'''

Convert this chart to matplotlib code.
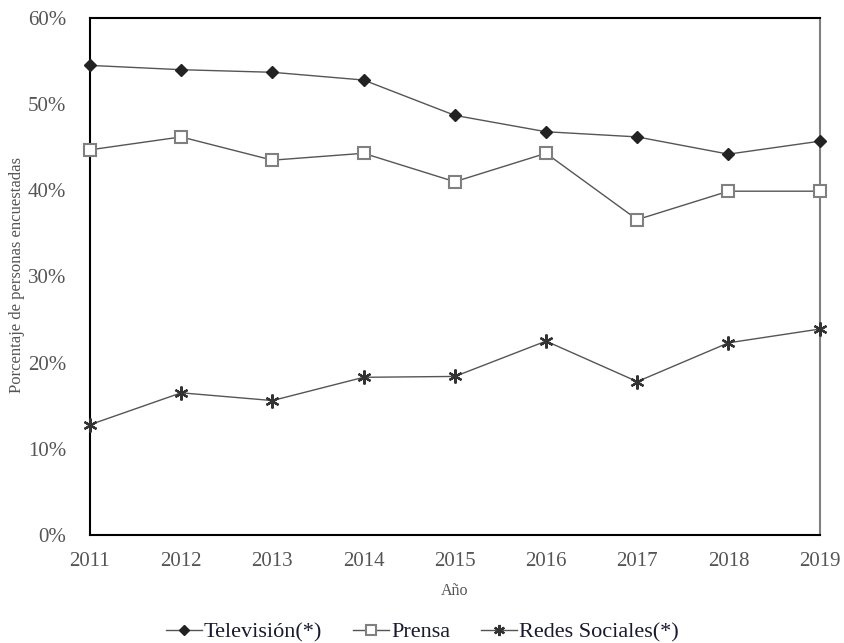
import matplotlib
matplotlib.use("Agg")
import matplotlib.pyplot as plt
from matplotlib.ticker import FuncFormatter

years = [2011, 2012, 2013, 2014, 2015, 2016, 2017, 2018, 2019]
television = [54.5, 54.0, 53.7, 52.8, 48.7, 46.8, 46.2, 44.2, 45.7]
prensa = [44.7, 46.2, 43.5, 44.3, 41.0, 44.3, 36.6, 39.9, 39.9]
redes = [12.8, 16.5, 15.6, 18.3, 18.4, 22.5, 17.8, 22.3, 23.9]
yticks = [0, 10, 20, 30, 40, 50, 60]

plt.rcParams['font.family'] = ['Liberation Serif', 'DejaVu Serif']

fig = plt.figure(figsize=(8.45, 6.43), dpi=100)
ax = fig.add_axes([0.1065, 0.168, 0.8635, 0.804])

lc = '#555555'
ax.plot(years, television, color=lc, lw=1.0, marker='D', ms=6.5,
        mfc='#222222', mec='#222222', label='Televisión(*)', clip_on=False, zorder=3)
ax.plot(years, prensa, color=lc, lw=1.0, marker='s', ms=9,
        mfc='white', mec='#808080', mew=1.5, label='Prensa', clip_on=False, zorder=3)
ax.plot(years, redes, color=lc, lw=1.0, marker=(6, 2, 0), ms=10,
        mfc='#333333', mec='#333333', mew=1.6, label='Redes Sociales(*)', clip_on=False, zorder=3)

ax.set_xlim(2011, 2019)
ax.set_ylim(0, 60)
ax.set_yticks(yticks)
ax.yaxis.set_major_formatter(FuncFormatter(lambda v, p: f"{int(v)}%"))
ax.set_xticks(years)
ax.tick_params(axis='both', length=0, labelsize=15, colors='#555555')
ax.tick_params(axis='x', pad=12)
ax.tick_params(axis='y', pad=17)
for s in ['left', 'bottom', 'top']:
    ax.spines[s].set_color('black')
    ax.spines[s].set_linewidth(1.5)
ax.spines['right'].set_color('#808080')
ax.spines['right'].set_linewidth(1.5)

fig.text(17 / 845, 1 - 275 / 643, 'Porcentaje de personas encuestadas', rotation=90,
         ha='center', va='center', fontsize=12, color='#555555')
ax.set_xlabel('Año', fontsize=11.5, color='#555555', labelpad=9)

leg = fig.legend(loc='lower center', bbox_to_anchor=(0.5, -0.03), ncol=3, frameon=False,
                 fontsize=16, handlelength=1.6, columnspacing=1.4, handletextpad=0.1,
                 labelcolor='#1a1a2e')
for h in leg.legend_handles:
    h.set_markersize(h.get_markersize() * 0.8)

fig.savefig('out.png', dpi=100)
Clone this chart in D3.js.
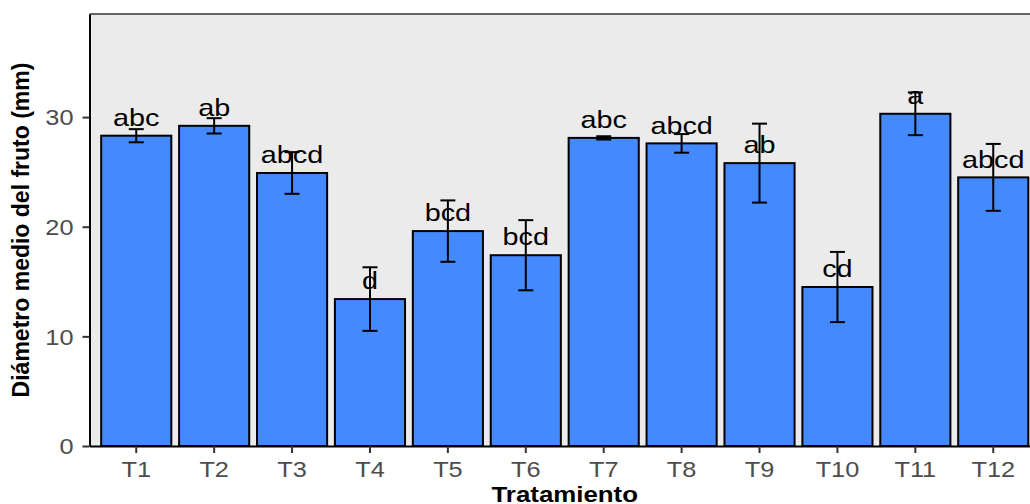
<!DOCTYPE html>
<html>
<head>
<meta charset="utf-8">
<script src="https://cdn.jsdelivr.net/npm/d3@7"></script>
<style>
  body { margin: 0; background: #fff; }
  svg { display: block; }
</style>
</head>
<body>
<svg width="1030" height="504"></svg>
<script>
// data
const treatments = ['T1', 'T2', 'T3', 'T4', 'T5', 'T6', 'T7', 'T8', 'T9', 'T10', 'T11', 'T12'];
const means = [28.3, 29.2, 24.9, 13.4, 19.6, 17.4, 28.1, 27.6, 25.8, 14.5, 30.3, 24.5];
const errors = [0.6, 0.7, 1.9, 2.9, 2.8, 3.2, 0.15, 0.85, 3.6, 3.2, 1.95, 3.05];
const letters = ['abc', 'ab', 'abcd', 'd', 'bcd', 'bcd', 'abc', 'abcd', 'ab', 'cd', 'a', 'abcd'];
const yTicks = [0, 10, 20, 30];

const rows = treatments.map((t, i) => ({ t: t, m: means[i], e: errors[i], l: letters[i] }));

const PANEL = { left: 89.5, right: 1040, top: 14, bottom: 446 };
const STRETCH = 1.15; // the reference text is drawn a bit wide
const FONT = 'Liberation Sans, Arial, Helvetica, sans-serif';

const x = d3.scaleBand()
    .domain(treatments)
    .range([PANEL.left, PANEL.right])
    .paddingInner(0.1)
    .paddingOuter(0.15);

const y = d3.scaleLinear()
    .domain([0, 39.4])
    .range([PANEL.bottom, PANEL.top]);

const svg = d3.select('svg');

// panel background
svg.append('rect')
    .attr('x', PANEL.left)
    .attr('y', PANEL.top)
    .attr('width', PANEL.right - PANEL.left)
    .attr('height', PANEL.bottom - PANEL.top)
    .attr('fill', '#ebebeb');

svg.append('line')
    .attr('x1', PANEL.left).attr('x2', PANEL.right)
    .attr('y1', PANEL.top).attr('y2', PANEL.top)
    .attr('stroke', '#333').attr('stroke-width', 1.5);

// bars
svg.selectAll('.bar')
    .data(rows)
    .enter()
    .append('rect')
    .classed('bar', true)
    .attr('x', d => x(d.t))
    .attr('width', x.bandwidth())
    .attr('y', d => y(d.m))
    .attr('height', d => y(0) - y(d.m))
    .attr('fill', '#4589ff')
    .attr('stroke', '#000')
    .attr('stroke-width', 2);

// error bars
const cap = 7.5;
const eb = svg.selectAll('.err')
    .data(rows)
    .enter()
    .append('g')
    .classed('err', true)
    .attr('stroke', '#000')
    .attr('stroke-width', 2);
eb.append('line')
    .attr('x1', d => x(d.t) + x.bandwidth() / 2)
    .attr('x2', d => x(d.t) + x.bandwidth() / 2)
    .attr('y1', d => y(d.m - d.e))
    .attr('y2', d => y(d.m + d.e));
eb.append('line')
    .attr('x1', d => x(d.t) + x.bandwidth() / 2 - cap)
    .attr('x2', d => x(d.t) + x.bandwidth() / 2 + cap)
    .attr('y1', d => y(d.m + d.e))
    .attr('y2', d => y(d.m + d.e));
eb.append('line')
    .attr('x1', d => x(d.t) + x.bandwidth() / 2 - cap)
    .attr('x2', d => x(d.t) + x.bandwidth() / 2 + cap)
    .attr('y1', d => y(d.m - d.e))
    .attr('y2', d => y(d.m - d.e));

// letters above bars
svg.selectAll('.label')
    .data(rows)
    .enter()
    .append('text')
    .classed('label', true)
    .attr('transform', d => `translate(${x(d.t) + x.bandwidth() / 2},${y(d.m + 0.9)}) scale(1.2,1)`)
    .attr('text-anchor', 'middle')
    .attr('font-family', FONT)
    .attr('font-size', 24)
    .attr('fill', '#000')
    .text(d => d.l);

// axes
const yAxis = svg.append('g')
    .attr('transform', `translate(${PANEL.left},0)`)
    .call(d3.axisLeft(y).tickValues(yTicks).tickSize(7).tickPadding(9).tickSizeOuter(0));
const xAxis = svg.append('g')
    .attr('transform', `translate(0,${PANEL.bottom})`)
    .call(d3.axisBottom(x).tickSize(7).tickPadding(8).tickSizeOuter(0));

[yAxis, xAxis].forEach(ax => {
    ax.select('.domain').attr('stroke', '#000').attr('stroke-width', 2);
    ax.selectAll('.tick line').attr('stroke', '#333').attr('stroke-width', 2);
    ax.selectAll('.tick text')
        .attr('font-family', FONT)
        .attr('font-size', 22)
        .attr('fill', '#4d4d4d');
});
// widen the tick text like the reference
yAxis.selectAll('.tick text')
    .attr('dy', '0.36em')
    .attr('transform', function () {
        const tx = +d3.select(this).attr('x');
        return `translate(${tx},0) scale(${STRETCH},1)`;
    })
    .attr('x', 0);
xAxis.selectAll('.tick text')
    .attr('transform', function () {
        const ty = +d3.select(this).attr('y');
        return `translate(0,${ty}) scale(${STRETCH},1)`;
    })
    .attr('y', 0)
    .attr('dy', '0.71em');

// axis titles
svg.append('text')
    .attr('transform', `translate(${(PANEL.left + PANEL.right) / 2},502) scale(${STRETCH},1)`)
    .attr('text-anchor', 'middle')
    .attr('font-family', FONT)
    .attr('font-weight', 'bold')
    .attr('font-size', 22.5)
    .text('Tratamiento');

svg.append('text')
    .attr('transform', `translate(29,${(PANEL.top + PANEL.bottom) / 2}) rotate(-90)`)
    .attr('text-anchor', 'middle')
    .attr('font-family', FONT)
    .attr('font-weight', 'bold')
    .attr('font-size', 23)
    .text('Diámetro medio del fruto (mm)');
</script>
</body>
</html>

'''

# [EXERCISE PROMPT]
Leave out the pictures, then repeat the listing above exactly from its first line to the line with "from matplotlib.ticker import FuncFormatter", inclusive.

# [FINISHED EXERCISE]
Convert this chart to matplotlib code.
import matplotlib
matplotlib.use("Agg")
import matplotlib.pyplot as plt
from matplotlib.ticker import FuncFormatter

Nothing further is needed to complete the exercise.